Data to process:
++++++
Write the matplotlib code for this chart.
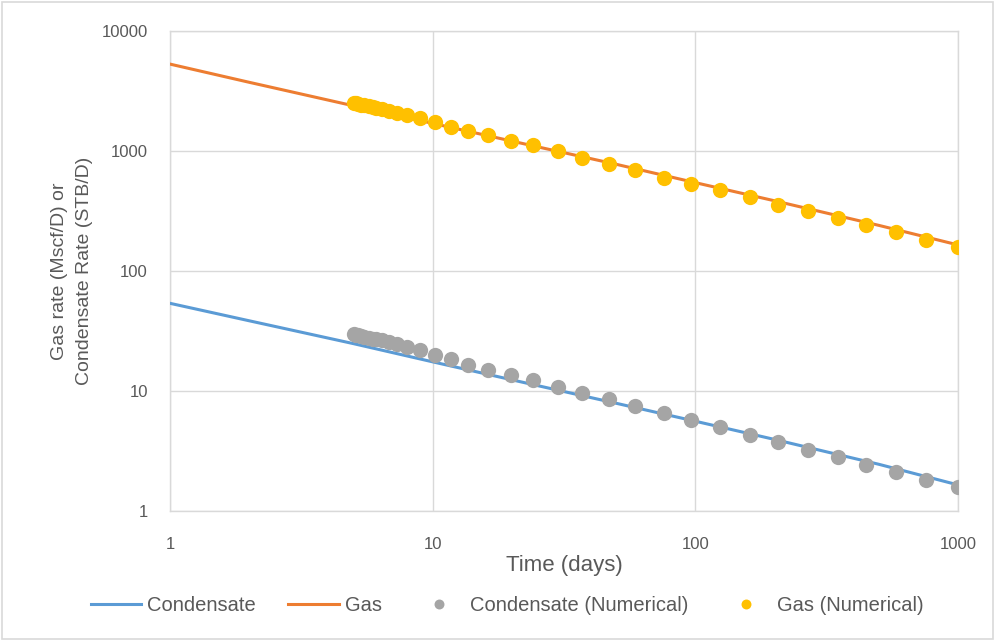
++++++
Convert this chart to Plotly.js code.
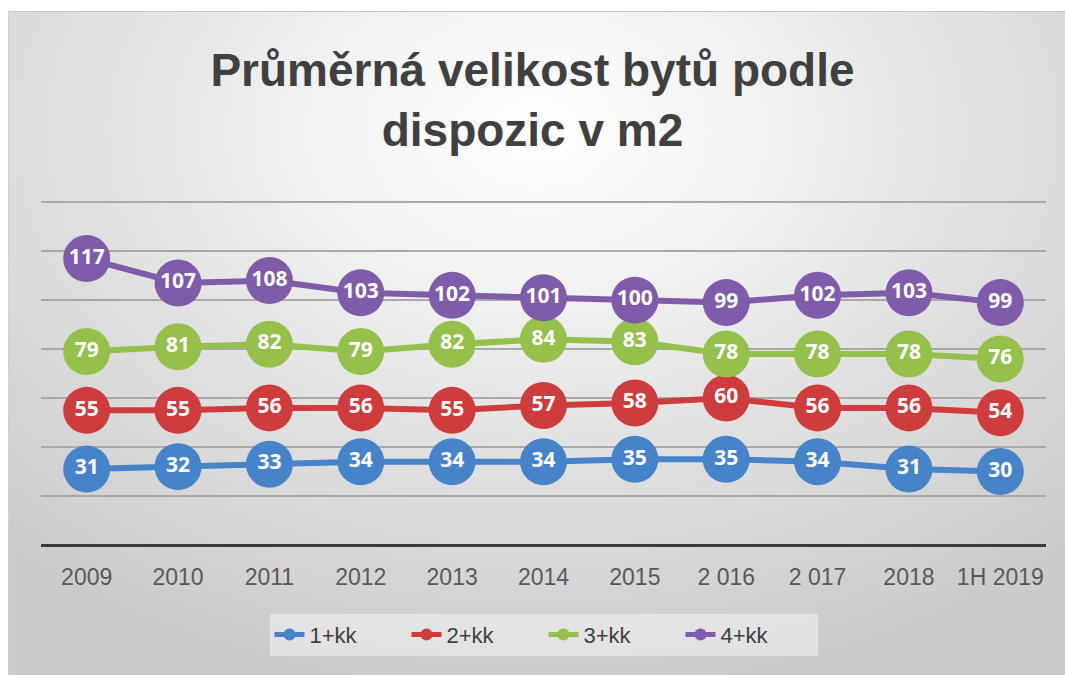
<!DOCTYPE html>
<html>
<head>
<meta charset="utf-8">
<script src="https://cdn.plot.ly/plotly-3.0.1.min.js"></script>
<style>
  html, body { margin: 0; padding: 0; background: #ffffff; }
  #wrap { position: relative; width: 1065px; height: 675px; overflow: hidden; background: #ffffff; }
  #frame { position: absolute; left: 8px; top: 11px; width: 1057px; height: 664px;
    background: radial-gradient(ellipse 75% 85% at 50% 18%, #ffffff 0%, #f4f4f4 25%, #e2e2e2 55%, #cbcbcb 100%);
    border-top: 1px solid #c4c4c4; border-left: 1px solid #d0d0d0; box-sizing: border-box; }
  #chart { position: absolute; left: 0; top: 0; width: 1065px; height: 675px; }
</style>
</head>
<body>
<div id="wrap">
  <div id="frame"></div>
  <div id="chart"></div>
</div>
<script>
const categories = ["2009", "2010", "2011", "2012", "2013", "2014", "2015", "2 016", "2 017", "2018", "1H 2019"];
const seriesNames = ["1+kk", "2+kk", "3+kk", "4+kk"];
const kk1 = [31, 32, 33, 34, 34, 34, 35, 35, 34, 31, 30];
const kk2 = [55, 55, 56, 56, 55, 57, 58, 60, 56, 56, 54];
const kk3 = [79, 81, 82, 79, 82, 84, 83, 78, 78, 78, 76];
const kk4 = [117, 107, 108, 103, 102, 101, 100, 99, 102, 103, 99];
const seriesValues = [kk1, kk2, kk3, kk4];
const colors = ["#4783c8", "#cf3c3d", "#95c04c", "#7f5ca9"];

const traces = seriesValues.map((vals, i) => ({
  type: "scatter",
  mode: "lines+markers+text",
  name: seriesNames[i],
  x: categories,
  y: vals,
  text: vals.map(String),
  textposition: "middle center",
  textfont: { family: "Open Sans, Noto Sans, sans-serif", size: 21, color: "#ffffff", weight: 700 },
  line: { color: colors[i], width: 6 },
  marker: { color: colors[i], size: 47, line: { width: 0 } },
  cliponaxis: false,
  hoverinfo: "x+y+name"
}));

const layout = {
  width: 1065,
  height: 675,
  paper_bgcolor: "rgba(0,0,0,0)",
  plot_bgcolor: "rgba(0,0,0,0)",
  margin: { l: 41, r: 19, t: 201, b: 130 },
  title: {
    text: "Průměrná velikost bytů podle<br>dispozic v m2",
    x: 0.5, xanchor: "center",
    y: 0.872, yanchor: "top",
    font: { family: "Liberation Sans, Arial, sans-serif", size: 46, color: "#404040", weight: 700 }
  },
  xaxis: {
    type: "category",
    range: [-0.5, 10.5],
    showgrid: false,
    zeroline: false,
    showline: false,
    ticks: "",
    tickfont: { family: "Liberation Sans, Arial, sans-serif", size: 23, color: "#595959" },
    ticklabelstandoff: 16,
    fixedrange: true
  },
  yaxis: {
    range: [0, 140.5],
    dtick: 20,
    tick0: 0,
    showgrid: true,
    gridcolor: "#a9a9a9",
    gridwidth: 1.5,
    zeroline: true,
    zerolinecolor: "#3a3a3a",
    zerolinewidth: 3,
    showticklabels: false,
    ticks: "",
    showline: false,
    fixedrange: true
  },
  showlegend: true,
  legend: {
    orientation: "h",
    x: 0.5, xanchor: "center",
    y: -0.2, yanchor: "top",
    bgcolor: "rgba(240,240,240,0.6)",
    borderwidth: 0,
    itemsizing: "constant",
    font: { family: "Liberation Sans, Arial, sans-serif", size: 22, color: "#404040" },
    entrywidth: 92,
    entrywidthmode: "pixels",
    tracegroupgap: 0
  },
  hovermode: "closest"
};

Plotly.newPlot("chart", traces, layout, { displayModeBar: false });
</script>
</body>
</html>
++++++
Sift through the entries and copy every line with "this".

Write the matplotlib code for this chart.
Convert this chart to Plotly.js code.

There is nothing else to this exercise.